Maureen Trotter was born in 1949. She grew up in Alonsa, Manitoba, an unincorporated community west of Lake Manitoba with a population of approximately 150 people. Trotter completed her undergraduate degree in sociology and psychology at the University of Manitoba in 1970. She obtained a Master’s Degree in counselling psychology at the University of British Columbia in 1976. Before moving to Quesnel, Trotter spent time living in Winnipeg, Toronto, south of Ottawa, and Vancouver where she worked for a youth camp, a young offender group home, an organization for people with physical disabilities, a minimum security detention centre, and a drug and alcohol treatment program.

Trotter and her partner moved to Quesnel in 1978. Inspired by the back to land movement, they spent their first few years in town building up their property, constructing a stack-wall house, and starting a family. Trotter began working for the School District #28 (Quesnel) and the College of New Caledonia in 1979 on grant-funded contracts for coordinating women’s daytime programs and job employment training programs. She was later hired by the College to develop and teach a non-traditional trades training program for women, a native social development worker program, and a career readiness program. In 1990, Trotter was hired as an instructor for the College’s social service worker program and the university transfer department, where she taught sociology. She held this position until her 2008 retirement.

Trotter is well known in the Quesnel community for her volunteer work for various feminist, social justice, peace, and environmental organizations. She was a founding member of the Quesnel Women’s Resources Centre and was also involved with work at the Amata Transition House and the B.C. Steering Committee of the National Action Committee on the Status of Women. Trotter’s community service has also extended to the Quesnel Peace Action Group; the Quesnel Environmental Society; the Quesnel Child, Youth, and Family Network; the Quesnel Social Justice Coalition; the Quesnel Affordable Housing Action Committee; and the Quesnel Climate Change Committee.

1981 -

The Quesnel Women’s Resource Centre Society (QWRC) is a collective that provides women-centred services to the Quesnel community. The goals of the QWRC are: (1) to provide women with access to resources, counselling, and self-help programs that assist them with life choices; (2) to actively address all forms of violence against women at all levels of the Quesnel community; (3) to work towards the elimination of poverty; (4) to challenge sexism and all forms of discrimination against women including racism, ableism, homophobia, biphobia, and transphobia at all levels of the Quesnel community; and (5) to enhance the status of women by addressing issues of importance such as universally accessible child care and the right to equal pay for work of equal value.

The QWRC began in 1979 in the Quesnel Safeway parking lot as a small group of women came together to apply for a grant. The QWRC opened its doors in December 1981 at 466 Reid Street, later moving to its current location at 680 McLean Street in 1992.

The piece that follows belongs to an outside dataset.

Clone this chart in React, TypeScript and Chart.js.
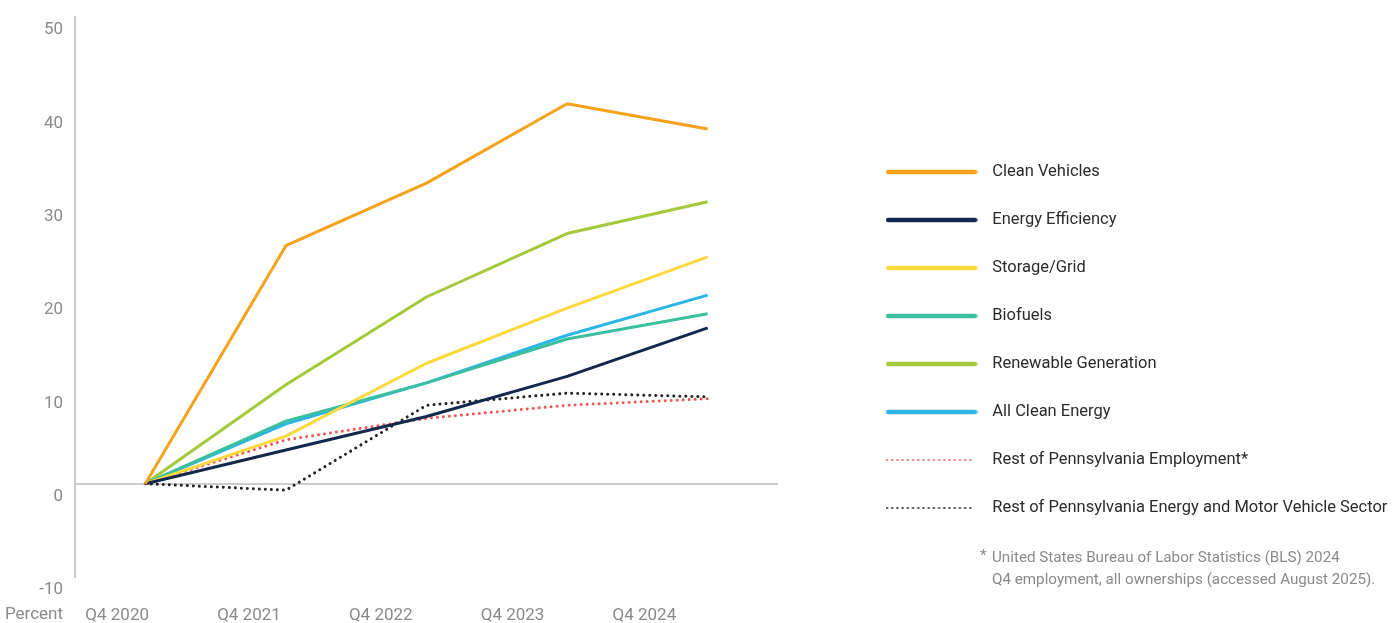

Services and programs provided over the years include the Strawberry Patch Childminding Centre, the Kool Kids Clothing Store, Stopping the Violence sexual abuse counselling, the Quesnel sexual assault response line, Uma Yaz student-focused daycare facility, and the Nobody’s Perfect parenting program. The Centre also organizes educational programs for job training, self-esteem, assertiveness, anger management, and respectful relationships. Programs are advertised in a newsletter published by the QWRC four times a year.

The Centre helps organize public events including International Women’s Day, Take Back the Night, and the December 6th Montreal Memorial. The QWRC also maintains a resource library on subjects such as addiction, anger, equality, health, justice, self-help, self-esteem, trauma, and violence against women.